■ Source excerpt:
........

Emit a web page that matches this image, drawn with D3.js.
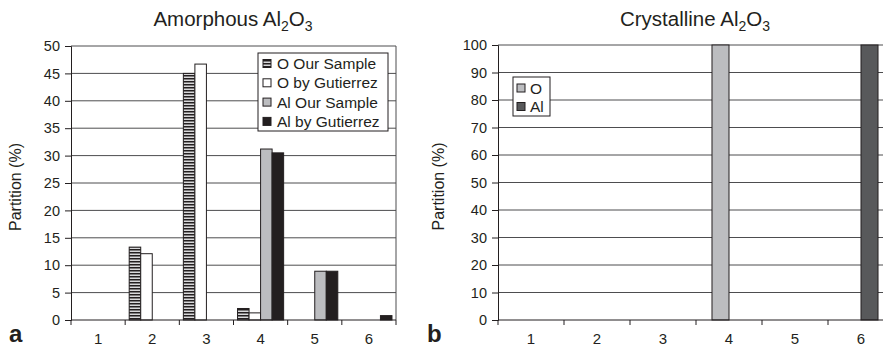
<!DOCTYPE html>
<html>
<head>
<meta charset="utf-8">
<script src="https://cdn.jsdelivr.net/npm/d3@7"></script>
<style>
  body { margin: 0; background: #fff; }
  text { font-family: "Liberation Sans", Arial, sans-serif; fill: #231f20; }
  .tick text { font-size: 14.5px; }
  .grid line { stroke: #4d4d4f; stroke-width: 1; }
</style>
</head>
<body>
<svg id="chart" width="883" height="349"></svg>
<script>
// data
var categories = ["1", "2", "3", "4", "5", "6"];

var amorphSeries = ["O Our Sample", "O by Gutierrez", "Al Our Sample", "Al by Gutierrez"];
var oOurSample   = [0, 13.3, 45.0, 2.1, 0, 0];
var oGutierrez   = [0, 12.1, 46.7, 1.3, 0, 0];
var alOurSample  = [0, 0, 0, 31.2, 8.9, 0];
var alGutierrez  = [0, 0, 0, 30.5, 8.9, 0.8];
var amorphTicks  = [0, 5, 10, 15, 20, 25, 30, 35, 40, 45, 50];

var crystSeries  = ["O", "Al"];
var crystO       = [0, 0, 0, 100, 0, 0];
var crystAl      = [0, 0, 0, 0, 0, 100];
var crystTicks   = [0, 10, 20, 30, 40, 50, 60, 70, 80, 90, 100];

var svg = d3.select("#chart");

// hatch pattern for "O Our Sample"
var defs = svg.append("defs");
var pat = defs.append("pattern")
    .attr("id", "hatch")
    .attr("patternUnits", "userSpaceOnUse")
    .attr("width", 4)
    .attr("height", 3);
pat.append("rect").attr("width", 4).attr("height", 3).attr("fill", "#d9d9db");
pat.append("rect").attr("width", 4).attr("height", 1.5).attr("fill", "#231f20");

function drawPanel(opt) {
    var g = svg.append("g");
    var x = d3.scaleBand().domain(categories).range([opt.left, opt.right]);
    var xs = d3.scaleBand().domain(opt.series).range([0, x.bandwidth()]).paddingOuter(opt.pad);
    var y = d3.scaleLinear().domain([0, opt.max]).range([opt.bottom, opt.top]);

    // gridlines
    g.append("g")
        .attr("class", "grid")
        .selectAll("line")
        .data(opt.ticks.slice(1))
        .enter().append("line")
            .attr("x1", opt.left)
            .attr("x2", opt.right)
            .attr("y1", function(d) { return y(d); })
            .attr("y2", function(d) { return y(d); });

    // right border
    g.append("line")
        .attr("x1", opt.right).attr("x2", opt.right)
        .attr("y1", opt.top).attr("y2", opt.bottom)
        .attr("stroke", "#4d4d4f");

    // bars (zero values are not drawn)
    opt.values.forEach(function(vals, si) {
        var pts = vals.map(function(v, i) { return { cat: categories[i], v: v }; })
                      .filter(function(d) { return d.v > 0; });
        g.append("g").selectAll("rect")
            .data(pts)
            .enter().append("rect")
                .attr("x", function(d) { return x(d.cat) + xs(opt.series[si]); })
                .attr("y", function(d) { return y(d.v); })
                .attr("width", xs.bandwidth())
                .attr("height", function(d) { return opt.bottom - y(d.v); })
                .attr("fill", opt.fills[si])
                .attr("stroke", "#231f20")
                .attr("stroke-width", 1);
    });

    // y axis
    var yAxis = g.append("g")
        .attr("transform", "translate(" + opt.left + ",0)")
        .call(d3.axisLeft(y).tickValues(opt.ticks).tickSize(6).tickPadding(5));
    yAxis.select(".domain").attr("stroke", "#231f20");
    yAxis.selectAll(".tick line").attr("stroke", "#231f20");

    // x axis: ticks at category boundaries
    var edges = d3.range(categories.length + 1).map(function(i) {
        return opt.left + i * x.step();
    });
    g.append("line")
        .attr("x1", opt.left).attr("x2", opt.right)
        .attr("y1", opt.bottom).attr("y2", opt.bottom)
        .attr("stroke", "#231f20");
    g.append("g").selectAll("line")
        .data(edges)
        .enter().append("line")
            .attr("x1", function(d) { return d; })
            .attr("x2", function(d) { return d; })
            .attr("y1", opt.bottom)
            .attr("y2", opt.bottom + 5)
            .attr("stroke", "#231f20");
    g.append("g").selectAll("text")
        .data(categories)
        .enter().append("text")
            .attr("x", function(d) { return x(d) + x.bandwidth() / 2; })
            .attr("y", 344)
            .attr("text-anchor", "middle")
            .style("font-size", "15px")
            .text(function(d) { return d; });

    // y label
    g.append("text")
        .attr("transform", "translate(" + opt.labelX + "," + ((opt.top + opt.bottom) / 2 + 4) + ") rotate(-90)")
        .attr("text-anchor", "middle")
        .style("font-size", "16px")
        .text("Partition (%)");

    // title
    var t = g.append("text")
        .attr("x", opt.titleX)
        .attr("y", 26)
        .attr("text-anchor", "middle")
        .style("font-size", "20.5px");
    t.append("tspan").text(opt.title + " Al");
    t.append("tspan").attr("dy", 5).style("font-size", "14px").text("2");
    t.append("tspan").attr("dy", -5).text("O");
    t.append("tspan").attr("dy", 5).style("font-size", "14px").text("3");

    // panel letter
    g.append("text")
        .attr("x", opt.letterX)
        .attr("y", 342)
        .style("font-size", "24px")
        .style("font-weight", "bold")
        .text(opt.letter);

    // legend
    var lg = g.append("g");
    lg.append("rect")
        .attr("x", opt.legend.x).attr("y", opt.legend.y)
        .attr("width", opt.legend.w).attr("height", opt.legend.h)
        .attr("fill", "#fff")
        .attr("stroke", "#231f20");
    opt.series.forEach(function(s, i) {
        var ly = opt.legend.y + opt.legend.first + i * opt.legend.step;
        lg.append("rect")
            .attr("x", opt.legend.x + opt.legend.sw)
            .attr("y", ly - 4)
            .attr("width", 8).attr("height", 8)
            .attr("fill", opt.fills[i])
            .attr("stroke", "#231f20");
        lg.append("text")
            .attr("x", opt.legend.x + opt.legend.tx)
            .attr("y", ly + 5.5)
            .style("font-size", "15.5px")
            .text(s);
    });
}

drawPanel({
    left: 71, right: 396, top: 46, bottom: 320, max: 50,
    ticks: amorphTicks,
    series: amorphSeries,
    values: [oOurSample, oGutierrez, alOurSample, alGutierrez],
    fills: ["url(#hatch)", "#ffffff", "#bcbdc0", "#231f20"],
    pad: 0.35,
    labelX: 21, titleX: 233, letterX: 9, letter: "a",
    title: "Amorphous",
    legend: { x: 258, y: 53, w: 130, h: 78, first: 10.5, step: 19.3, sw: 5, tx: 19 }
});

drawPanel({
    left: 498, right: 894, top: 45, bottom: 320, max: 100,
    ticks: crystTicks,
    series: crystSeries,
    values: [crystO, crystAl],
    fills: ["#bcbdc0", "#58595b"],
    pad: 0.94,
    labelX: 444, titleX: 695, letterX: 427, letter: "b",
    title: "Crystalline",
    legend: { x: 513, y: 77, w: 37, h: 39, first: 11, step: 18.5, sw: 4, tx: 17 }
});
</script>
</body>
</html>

........

■ Your instructions: How many lines in the listing above contain the string "drawn"? Answer with the number only.

■ Right answer: 2